-- BEGIN --

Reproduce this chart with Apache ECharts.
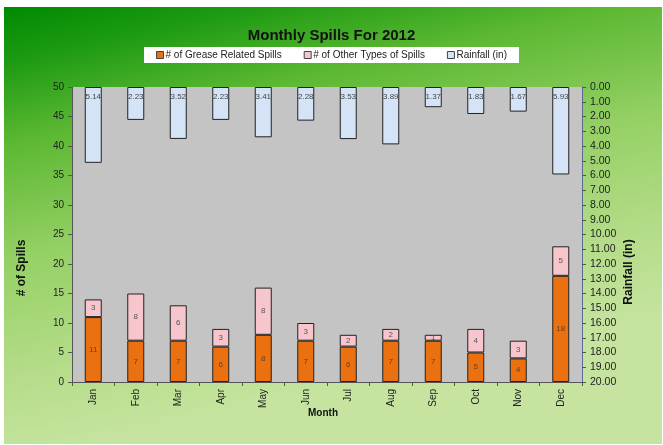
<!DOCTYPE html>
<html>
<head>
<meta charset="utf-8">
<script src="https://cdn.jsdelivr.net/npm/echarts@6/dist/echarts.min.js"></script>
<style>
html,body{margin:0;padding:0;background:#fff;}
#c{width:663px;height:445px;}
</style>
</head>
<body>
<div id="c"></div>
<script>
var months = ['Jan','Feb','Mar','Apr','May','Jun','Jul','Aug','Sep','Oct','Nov','Dec'];
var greaseSpills = [11,7,7,6,8,7,6,7,7,5,4,18];
var otherSpills = [3,8,6,3,8,3,2,2,1,4,3,5];
var rainfall = [5.14,2.23,3.52,2.23,3.41,2.28,3.53,3.89,1.37,1.83,1.67,5.93];

var FONT = '"Liberation Sans", Arial, sans-serif';
var chart = echarts.init(document.getElementById('c'));
chart.setOption({
  animation: false,
  textStyle: {fontFamily: FONT},
  graphic: [
    {type:'rect', z:-10, silent:true, shape:{x:4,y:7,width:658,height:437},
     style:{fill:new echarts.graphic.LinearGradient(0,0,0.15,1,[
       {offset:0,color:'#008a00'},
       {offset:0.12,color:'#1c9a12'},
       {offset:0.3,color:'#5cb832'},
       {offset:0.55,color:'#94d064'},
       {offset:0.8,color:'#b4dc88'},
       {offset:1,color:'#c6e4a0'}])}},
    {type:'text', x:22, y:268, rotation:Math.PI/2,
     style:{text:'# of Spills', font:'bold 12px '+FONT, fill:'#111', align:'center', verticalAlign:'middle'}},
    {type:'text', x:629, y:272, rotation:Math.PI/2,
     style:{text:'Rainfall (in)', font:'bold 12px '+FONT, fill:'#111', align:'center', verticalAlign:'middle'}},
    {type:'text', x:323, y:413,
     style:{text:'Month', font:'bold 10px '+FONT, fill:'#111', align:'center', verticalAlign:'middle'}}
  ],
  title: {
    text: 'Monthly Spills For 2012',
    left: 'center', top: 23,
    textStyle: {fontFamily: FONT, fontSize: 15, fontWeight: 'bold', color: '#111'}
  },
  legend: {
    top: 47, left: 'center',
    backgroundColor: '#fff',
    padding: [3, 12, 3, 12],
    itemWidth: 7, itemHeight: 7, itemGap: 22,
    icon: 'rect',
    itemStyle: {borderColor: '#444', borderWidth: 1},
    textStyle: {fontFamily: FONT, fontSize: 10, color: '#222', padding:[0,0,0,-3]},
    data: ['# of Grease Related Spills', '# of Other Types of Spills', 'Rainfall (in)']
  },
  grid: {left: 72, right: 81, top: 87, bottom: 63, show: true, backgroundColor: '#c4c4c4', borderWidth: 0},
  xAxis: {
    type: 'category', data: months,
    axisLine: {lineStyle: {color: '#555'}},
    axisTick: {show: true, length: 4, lineStyle: {color: '#555'}},
    axisLabel: {rotate: 90, fontSize: 10, color: '#222', margin: 7, fontFamily: FONT}
  },
  yAxis: [
    {type: 'value', min: 0, max: 50, interval: 5,
     axisLine: {show: true, lineStyle: {color: '#555'}},
     axisTick: {show: true, length: 4, lineStyle: {color: '#555'}},
     splitLine: {show: false},
     axisLabel: {fontSize: 10, color: '#222', margin: 8, fontFamily: FONT}},
    {type: 'value', min: 0, max: 20, interval: 1, inverse: true, position: 'right',
     axisLine: {show: true, lineStyle: {color: '#5a6a90'}},
     axisTick: {show: true, length: 4, lineStyle: {color: '#555'}},
     splitLine: {show: false},
     axisLabel: {fontSize: 10.5, color: '#222', margin: 8, fontFamily: FONT,
       formatter: function(v){ return v.toFixed(2); }}}
  ],
  series: [
    {name: '# of Grease Related Spills', type: 'bar', stack: 's', data: greaseSpills,
     barWidth: 17, barGap: '-100%',
     itemStyle: {color: '#ea7010', borderColor: '#222', borderWidth: 1},
     label: {show: true, position: 'inside', fontSize: 8, color: '#6a4020', fontFamily: FONT}},
    {name: '# of Other Types of Spills', type: 'bar', stack: 's', data: otherSpills,
     barWidth: 17, barGap: '-100%',
     itemStyle: {color: '#f6c6cc', borderColor: '#222', borderWidth: 1},
     label: {show: true, position: 'inside', fontSize: 8, color: '#555', fontFamily: FONT}},
    {name: 'Rainfall (in)', type: 'bar', yAxisIndex: 1, data: rainfall,
     barWidth: 17, barGap: '-100%',
     itemStyle: {color: '#d4e4f6', borderColor: '#222', borderWidth: 1},
     label: {show: true, position: 'insideTop', distance: 6, fontSize: 8, color: '#444', fontFamily: FONT,
       formatter: function(p){ return p.value.toFixed(2); }}}
  ]
});
</script>
</body>
</html>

-- END --

Your goal
Output an exact copy of the material, with the pictures removed.

Final answer
Reproduce this chart with Apache ECharts.
<!DOCTYPE html>
<html>
<head>
<meta charset="utf-8">
<script src="https://cdn.jsdelivr.net/npm/echarts@6/dist/echarts.min.js"></script>
<style>
html,body{margin:0;padding:0;background:#fff;}
#c{width:663px;height:445px;}
</style>
</head>
<body>
<div id="c"></div>
<script>
var months = ['Jan','Feb','Mar','Apr','May','Jun','Jul','Aug','Sep','Oct','Nov','Dec'];
var greaseSpills = [11,7,7,6,8,7,6,7,7,5,4,18];
var otherSpills = [3,8,6,3,8,3,2,2,1,4,3,5];
var rainfall = [5.14,2.23,3.52,2.23,3.41,2.28,3.53,3.89,1.37,1.83,1.67,5.93];

var FONT = '"Liberation Sans", Arial, sans-serif';
var chart = echarts.init(document.getElementById('c'));
chart.setOption({
  animation: false,
  textStyle: {fontFamily: FONT},
  graphic: [
    {type:'rect', z:-10, silent:true, shape:{x:4,y:7,width:658,height:437},
     style:{fill:new echarts.graphic.LinearGradient(0,0,0.15,1,[
       {offset:0,color:'#008a00'},
       {offset:0.12,color:'#1c9a12'},
       {offset:0.3,color:'#5cb832'},
       {offset:0.55,color:'#94d064'},
       {offset:0.8,color:'#b4dc88'},
       {offset:1,color:'#c6e4a0'}])}},
    {type:'text', x:22, y:268, rotation:Math.PI/2,
     style:{text:'# of Spills', font:'bold 12px '+FONT, fill:'#111', align:'center', verticalAlign:'middle'}},
    {type:'text', x:629, y:272, rotation:Math.PI/2,
     style:{text:'Rainfall (in)', font:'bold 12px '+FONT, fill:'#111', align:'center', verticalAlign:'middle'}},
    {type:'text', x:323, y:413,
     style:{text:'Month', font:'bold 10px '+FONT, fill:'#111', align:'center', verticalAlign:'middle'}}
  ],
  title: {
    text: 'Monthly Spills For 2012',
    left: 'center', top: 23,
    textStyle: {fontFamily: FONT, fontSize: 15, fontWeight: 'bold', color: '#111'}
  },
  legend: {
    top: 47, left: 'center',
    backgroundColor: '#fff',
    padding: [3, 12, 3, 12],
    itemWidth: 7, itemHeight: 7, itemGap: 22,
    icon: 'rect',
    itemStyle: {borderColor: '#444', borderWidth: 1},
    textStyle: {fontFamily: FONT, fontSize: 10, color: '#222', padding:[0,0,0,-3]},
    data: ['# of Grease Related Spills', '# of Other Types of Spills', 'Rainfall (in)']
  },
  grid: {left: 72, right: 81, top: 87, bottom: 63, show: true, backgroundColor: '#c4c4c4', borderWidth: 0},
  xAxis: {
    type: 'category', data: months,
    axisLine: {lineStyle: {color: '#555'}},
    axisTick: {show: true, length: 4, lineStyle: {color: '#555'}},
    axisLabel: {rotate: 90, fontSize: 10, color: '#222', margin: 7, fontFamily: FONT}
  },
  yAxis: [
    {type: 'value', min: 0, max: 50, interval: 5,
     axisLine: {show: true, lineStyle: {color: '#555'}},
     axisTick: {show: true, length: 4, lineStyle: {color: '#555'}},
     splitLine: {show: false},
     axisLabel: {fontSize: 10, color: '#222', margin: 8, fontFamily: FONT}},
    {type: 'value', min: 0, max: 20, interval: 1, inverse: true, position: 'right',
     axisLine: {show: true, lineStyle: {color: '#5a6a90'}},
     axisTick: {show: true, length: 4, lineStyle: {color: '#555'}},
     splitLine: {show: false},
     axisLabel: {fontSize: 10.5, color: '#222', margin: 8, fontFamily: FONT,
       formatter: function(v){ return v.toFixed(2); }}}
  ],
  series: [
    {name: '# of Grease Related Spills', type: 'bar', stack: 's', data: greaseSpills,
     barWidth: 17, barGap: '-100%',
     itemStyle: {color: '#ea7010', borderColor: '#222', borderWidth: 1},
     label: {show: true, position: 'inside', fontSize: 8, color: '#6a4020', fontFamily: FONT}},
    {name: '# of Other Types of Spills', type: 'bar', stack: 's', data: otherSpills,
     barWidth: 17, barGap: '-100%',
     itemStyle: {color: '#f6c6cc', borderColor: '#222', borderWidth: 1},
     label: {show: true, position: 'inside', fontSize: 8, color: '#555', fontFamily: FONT}},
    {name: 'Rainfall (in)', type: 'bar', yAxisIndex: 1, data: rainfall,
     barWidth: 17, barGap: '-100%',
     itemStyle: {color: '#d4e4f6', borderColor: '#222', borderWidth: 1},
     label: {show: true, position: 'insideTop', distance: 6, fontSize: 8, color: '#444', fontFamily: FONT,
       formatter: function(p){ return p.value.toFixed(2); }}}
  ]
});
</script>
</body>
</html>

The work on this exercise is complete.